• [Work to do]: Copy exactly the lines from the beginning of the data down to and including the line holding "chrom_label_pos = [62.6, 200.5, 268.1]", without any pictures.

'''

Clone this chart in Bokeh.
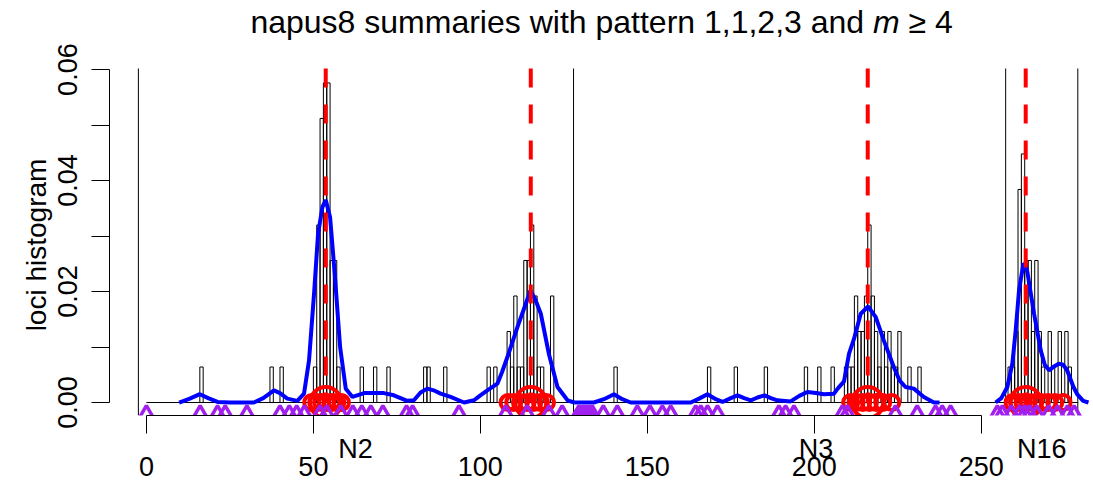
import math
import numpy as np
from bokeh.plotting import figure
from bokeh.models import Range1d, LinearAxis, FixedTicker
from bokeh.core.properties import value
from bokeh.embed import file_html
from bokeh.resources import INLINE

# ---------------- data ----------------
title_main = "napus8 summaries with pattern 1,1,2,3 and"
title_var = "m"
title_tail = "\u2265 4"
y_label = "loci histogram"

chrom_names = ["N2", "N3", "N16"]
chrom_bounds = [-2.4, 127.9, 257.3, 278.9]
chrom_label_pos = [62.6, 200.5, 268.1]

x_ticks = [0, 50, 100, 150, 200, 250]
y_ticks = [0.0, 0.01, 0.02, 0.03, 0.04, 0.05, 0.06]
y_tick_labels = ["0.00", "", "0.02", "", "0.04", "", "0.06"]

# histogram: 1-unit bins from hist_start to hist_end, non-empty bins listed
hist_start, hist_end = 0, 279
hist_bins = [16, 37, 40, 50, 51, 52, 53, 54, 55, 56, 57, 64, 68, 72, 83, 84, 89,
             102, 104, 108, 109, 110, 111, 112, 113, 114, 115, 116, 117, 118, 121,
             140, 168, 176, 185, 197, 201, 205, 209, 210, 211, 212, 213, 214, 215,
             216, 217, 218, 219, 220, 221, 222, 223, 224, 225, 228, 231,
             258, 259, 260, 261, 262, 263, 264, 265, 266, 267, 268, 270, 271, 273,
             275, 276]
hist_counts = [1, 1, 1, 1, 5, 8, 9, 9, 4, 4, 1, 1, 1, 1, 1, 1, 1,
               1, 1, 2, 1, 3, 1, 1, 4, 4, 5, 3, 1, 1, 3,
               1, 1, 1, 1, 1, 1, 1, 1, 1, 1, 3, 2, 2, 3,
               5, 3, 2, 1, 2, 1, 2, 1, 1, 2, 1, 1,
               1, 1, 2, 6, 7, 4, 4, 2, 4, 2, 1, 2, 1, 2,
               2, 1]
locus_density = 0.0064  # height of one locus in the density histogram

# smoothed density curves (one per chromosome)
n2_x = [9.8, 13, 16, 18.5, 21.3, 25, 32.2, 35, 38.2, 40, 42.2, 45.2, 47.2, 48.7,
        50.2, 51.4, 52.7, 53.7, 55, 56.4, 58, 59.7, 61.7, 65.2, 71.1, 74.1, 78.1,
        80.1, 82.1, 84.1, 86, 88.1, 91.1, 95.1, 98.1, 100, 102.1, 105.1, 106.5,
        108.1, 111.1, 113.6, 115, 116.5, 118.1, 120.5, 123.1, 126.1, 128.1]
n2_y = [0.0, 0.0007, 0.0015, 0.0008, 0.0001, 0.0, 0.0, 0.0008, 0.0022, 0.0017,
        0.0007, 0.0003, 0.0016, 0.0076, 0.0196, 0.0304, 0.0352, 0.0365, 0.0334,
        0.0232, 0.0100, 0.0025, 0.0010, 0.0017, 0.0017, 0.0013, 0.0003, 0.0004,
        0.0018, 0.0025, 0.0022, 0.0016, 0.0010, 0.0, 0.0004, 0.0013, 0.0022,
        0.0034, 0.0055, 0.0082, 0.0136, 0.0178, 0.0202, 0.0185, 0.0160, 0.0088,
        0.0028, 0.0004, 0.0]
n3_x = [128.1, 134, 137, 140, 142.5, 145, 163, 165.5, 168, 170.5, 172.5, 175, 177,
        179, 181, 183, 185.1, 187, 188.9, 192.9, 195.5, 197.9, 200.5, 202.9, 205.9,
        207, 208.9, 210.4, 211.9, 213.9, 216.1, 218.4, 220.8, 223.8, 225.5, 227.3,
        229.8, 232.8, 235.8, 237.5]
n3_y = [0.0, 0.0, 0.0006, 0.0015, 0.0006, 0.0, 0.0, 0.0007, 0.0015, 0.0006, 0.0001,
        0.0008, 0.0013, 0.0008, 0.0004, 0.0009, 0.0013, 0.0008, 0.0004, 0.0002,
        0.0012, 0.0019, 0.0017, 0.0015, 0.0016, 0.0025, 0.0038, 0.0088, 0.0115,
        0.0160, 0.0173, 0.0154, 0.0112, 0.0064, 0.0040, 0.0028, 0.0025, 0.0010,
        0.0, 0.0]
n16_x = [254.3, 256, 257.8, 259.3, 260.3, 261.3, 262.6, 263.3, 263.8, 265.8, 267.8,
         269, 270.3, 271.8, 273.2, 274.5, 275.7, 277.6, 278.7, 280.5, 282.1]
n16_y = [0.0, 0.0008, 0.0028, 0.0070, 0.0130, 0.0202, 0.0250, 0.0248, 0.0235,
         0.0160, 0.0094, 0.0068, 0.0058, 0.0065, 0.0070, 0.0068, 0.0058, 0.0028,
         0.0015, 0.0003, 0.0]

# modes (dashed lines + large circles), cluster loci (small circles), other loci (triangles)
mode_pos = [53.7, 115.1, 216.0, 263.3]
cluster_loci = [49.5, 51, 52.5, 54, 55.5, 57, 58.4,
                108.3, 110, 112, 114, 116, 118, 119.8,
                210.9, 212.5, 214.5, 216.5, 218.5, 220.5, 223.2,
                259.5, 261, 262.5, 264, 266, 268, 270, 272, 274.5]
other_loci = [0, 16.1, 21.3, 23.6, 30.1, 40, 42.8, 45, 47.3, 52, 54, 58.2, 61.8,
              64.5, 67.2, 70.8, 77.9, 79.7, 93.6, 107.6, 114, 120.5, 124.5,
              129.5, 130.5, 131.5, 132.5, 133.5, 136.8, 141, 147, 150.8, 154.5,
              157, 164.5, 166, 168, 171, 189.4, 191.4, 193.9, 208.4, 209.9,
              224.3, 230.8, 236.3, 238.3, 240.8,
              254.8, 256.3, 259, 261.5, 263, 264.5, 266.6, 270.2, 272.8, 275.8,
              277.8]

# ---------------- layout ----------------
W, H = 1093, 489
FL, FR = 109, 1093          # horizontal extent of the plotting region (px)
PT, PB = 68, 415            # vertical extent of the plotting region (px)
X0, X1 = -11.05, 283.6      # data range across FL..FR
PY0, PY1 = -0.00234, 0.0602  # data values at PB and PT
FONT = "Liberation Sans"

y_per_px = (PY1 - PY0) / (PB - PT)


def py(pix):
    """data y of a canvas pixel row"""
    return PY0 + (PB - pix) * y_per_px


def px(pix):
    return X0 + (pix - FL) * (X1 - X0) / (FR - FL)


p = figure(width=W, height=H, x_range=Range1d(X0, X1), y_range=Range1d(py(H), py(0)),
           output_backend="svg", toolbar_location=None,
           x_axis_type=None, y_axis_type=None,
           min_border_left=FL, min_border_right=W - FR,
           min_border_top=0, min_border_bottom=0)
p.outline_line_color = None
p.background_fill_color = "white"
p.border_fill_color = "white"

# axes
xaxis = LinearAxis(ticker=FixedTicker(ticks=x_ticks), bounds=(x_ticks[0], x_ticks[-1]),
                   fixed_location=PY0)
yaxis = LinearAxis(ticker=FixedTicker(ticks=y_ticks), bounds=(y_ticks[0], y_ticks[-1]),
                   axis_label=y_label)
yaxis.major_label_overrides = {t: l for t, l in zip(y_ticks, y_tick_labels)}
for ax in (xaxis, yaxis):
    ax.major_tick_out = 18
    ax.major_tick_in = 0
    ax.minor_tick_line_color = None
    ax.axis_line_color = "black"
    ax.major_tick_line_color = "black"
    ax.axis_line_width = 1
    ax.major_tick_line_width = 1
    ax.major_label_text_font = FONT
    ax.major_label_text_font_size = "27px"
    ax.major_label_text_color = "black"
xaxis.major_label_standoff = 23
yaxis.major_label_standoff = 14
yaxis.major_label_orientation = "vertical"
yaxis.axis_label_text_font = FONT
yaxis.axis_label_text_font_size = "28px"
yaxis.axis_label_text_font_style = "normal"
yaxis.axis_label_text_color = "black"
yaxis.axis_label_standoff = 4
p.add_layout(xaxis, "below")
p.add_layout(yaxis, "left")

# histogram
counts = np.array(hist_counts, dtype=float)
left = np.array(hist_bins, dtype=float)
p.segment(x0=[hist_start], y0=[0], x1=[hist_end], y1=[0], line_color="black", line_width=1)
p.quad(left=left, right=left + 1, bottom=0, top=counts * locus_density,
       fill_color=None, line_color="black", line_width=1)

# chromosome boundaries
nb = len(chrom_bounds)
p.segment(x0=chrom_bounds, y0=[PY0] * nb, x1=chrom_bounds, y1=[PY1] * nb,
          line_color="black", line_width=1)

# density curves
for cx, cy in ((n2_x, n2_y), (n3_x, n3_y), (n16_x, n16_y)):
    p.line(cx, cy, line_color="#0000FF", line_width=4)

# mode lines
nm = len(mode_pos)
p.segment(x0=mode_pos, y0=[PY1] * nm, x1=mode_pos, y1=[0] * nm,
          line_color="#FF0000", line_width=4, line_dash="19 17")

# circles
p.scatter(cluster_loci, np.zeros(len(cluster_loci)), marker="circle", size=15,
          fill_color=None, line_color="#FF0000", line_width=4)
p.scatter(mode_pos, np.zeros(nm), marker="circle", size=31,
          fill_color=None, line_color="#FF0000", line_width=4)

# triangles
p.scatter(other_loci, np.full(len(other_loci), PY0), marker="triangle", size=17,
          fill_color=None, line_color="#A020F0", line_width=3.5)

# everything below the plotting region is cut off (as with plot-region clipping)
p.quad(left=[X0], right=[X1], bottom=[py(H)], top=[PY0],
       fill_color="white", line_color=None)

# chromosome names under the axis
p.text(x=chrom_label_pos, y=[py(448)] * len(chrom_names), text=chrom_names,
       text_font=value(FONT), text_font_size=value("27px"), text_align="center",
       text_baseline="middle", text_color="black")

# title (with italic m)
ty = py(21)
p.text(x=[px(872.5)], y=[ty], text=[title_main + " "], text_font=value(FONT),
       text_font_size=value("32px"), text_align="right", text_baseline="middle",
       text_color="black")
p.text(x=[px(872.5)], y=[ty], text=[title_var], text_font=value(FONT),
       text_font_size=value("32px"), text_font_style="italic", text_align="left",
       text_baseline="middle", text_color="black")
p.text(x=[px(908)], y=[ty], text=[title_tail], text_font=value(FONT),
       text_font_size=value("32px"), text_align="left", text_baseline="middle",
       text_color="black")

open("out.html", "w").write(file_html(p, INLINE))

'''

• [Written reply]:
Clone this chart in Bokeh.
import math
import numpy as np
from bokeh.plotting import figure
from bokeh.models import Range1d, LinearAxis, FixedTicker
from bokeh.core.properties import value
from bokeh.embed import file_html
from bokeh.resources import INLINE

# ---------------- data ----------------
title_main = "napus8 summaries with pattern 1,1,2,3 and"
title_var = "m"
title_tail = "\u2265 4"
y_label = "loci histogram"

chrom_names = ["N2", "N3", "N16"]
chrom_bounds = [-2.4, 127.9, 257.3, 278.9]
chrom_label_pos = [62.6, 200.5, 268.1]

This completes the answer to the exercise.